By the way, if you ever travel to Sicily, I can’t recommend highly enough the incredible Sabrina Lo Piano who arranged everything for us – with great skills and charm. http://siciltime.blogspot.ca

Everything on the trip went smoothly, right up until the very end. Our flight from Rome to Toronto was mid-Atlantic when something happened. If you fly often, you are able to determine very quickly when there is a sound that just shouldn’t be. Like when an engine blows up. The loud bang, the shudder and correction of the plane would have been hint enough, but we also had the visual of bits of burning metal going past the windows.

My husband and I looked at each other for a long second, saying nothing and saying it all. Then we gathered up the kids – who had been all hanging out together – and put each child with an adult. “Okay, let’s put our shoes back on and do up our seat belts for a while. Let’s put this pillow on our laps”.

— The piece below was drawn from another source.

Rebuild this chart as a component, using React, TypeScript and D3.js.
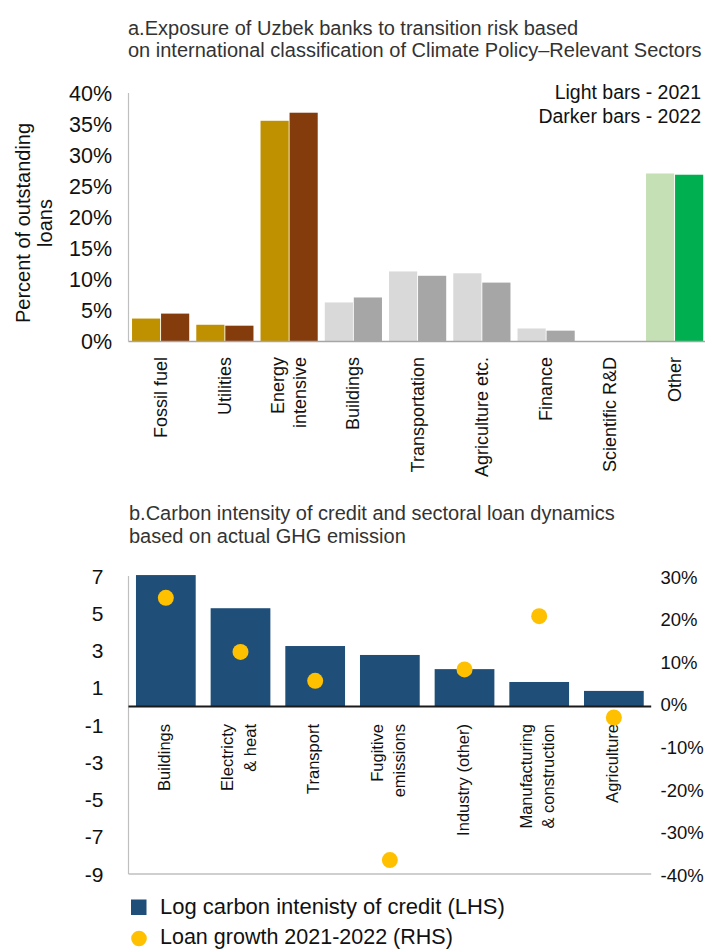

The plane was very calm – some people were praying softly and the flight attendants were walking, albeit at about 60 mph, from place to place securing overhead bins and gathering loose items. The Captain came on and said “Ladies and Gentlemen we’re experiencing a little trouble (!!) with one of our engines so we’re going to have to take her down and have a look.” Of course, this was said with a slow, comforting, Southern drawl – why do all pilots sound like Chuck Yeager?

Now here’s the thing. I turned around to my mother and father-in-law. They were completely calm, and she said to me “Les, don’t worry about us.” For them, as well as us, it was all about keeping the kids safe. I swear to you their demeanor felt like, if we had been on a lifeboat, they would have swum away to give us more space.

As we were still over the ocean, we had to fly without the engine for a couple of hours. We finally put down at an Air Force base in Goose Bay Labrador. We could see the fire trucks and ambulances all along the runway as we landed – safely. Since there was no customs facility on the base, we had a long wait while they figured out what to do with us.

The base had been about to celebrate St. Patrick’s Day with a big party. They, so kindly, turned over to us the space and all the food that they had laid on. They set up banks of telephones so that we could call our worried families. (The incident had made the local news in Toronto so people were concerned).

The airline advised that a new plane would be sent from Toronto, but couldn’t arrive until morning. We made the kids beds on the floor, but I was desperate to find a proper bed from my mother-in-law. The airline people couldn’t let anyone leave the mess hall, as they hadn’t cleared customs. When we spoke to the Warrant Officer he said he would take my in-laws over to the Base Commander’s quarters so they could get a good night’s sleep. When I said the airline people won’t let them leave he asked “Do the airline people have a gun? Because I do.”

A few years later, when the events of September 11th forced dozens of planes to divert to Gander, and Goose Bay, I remembered the incredible kindness and generosity of the people that night and was knew that, however awful the situation, the inherent kindness of these strangers would make a bad situation that much better.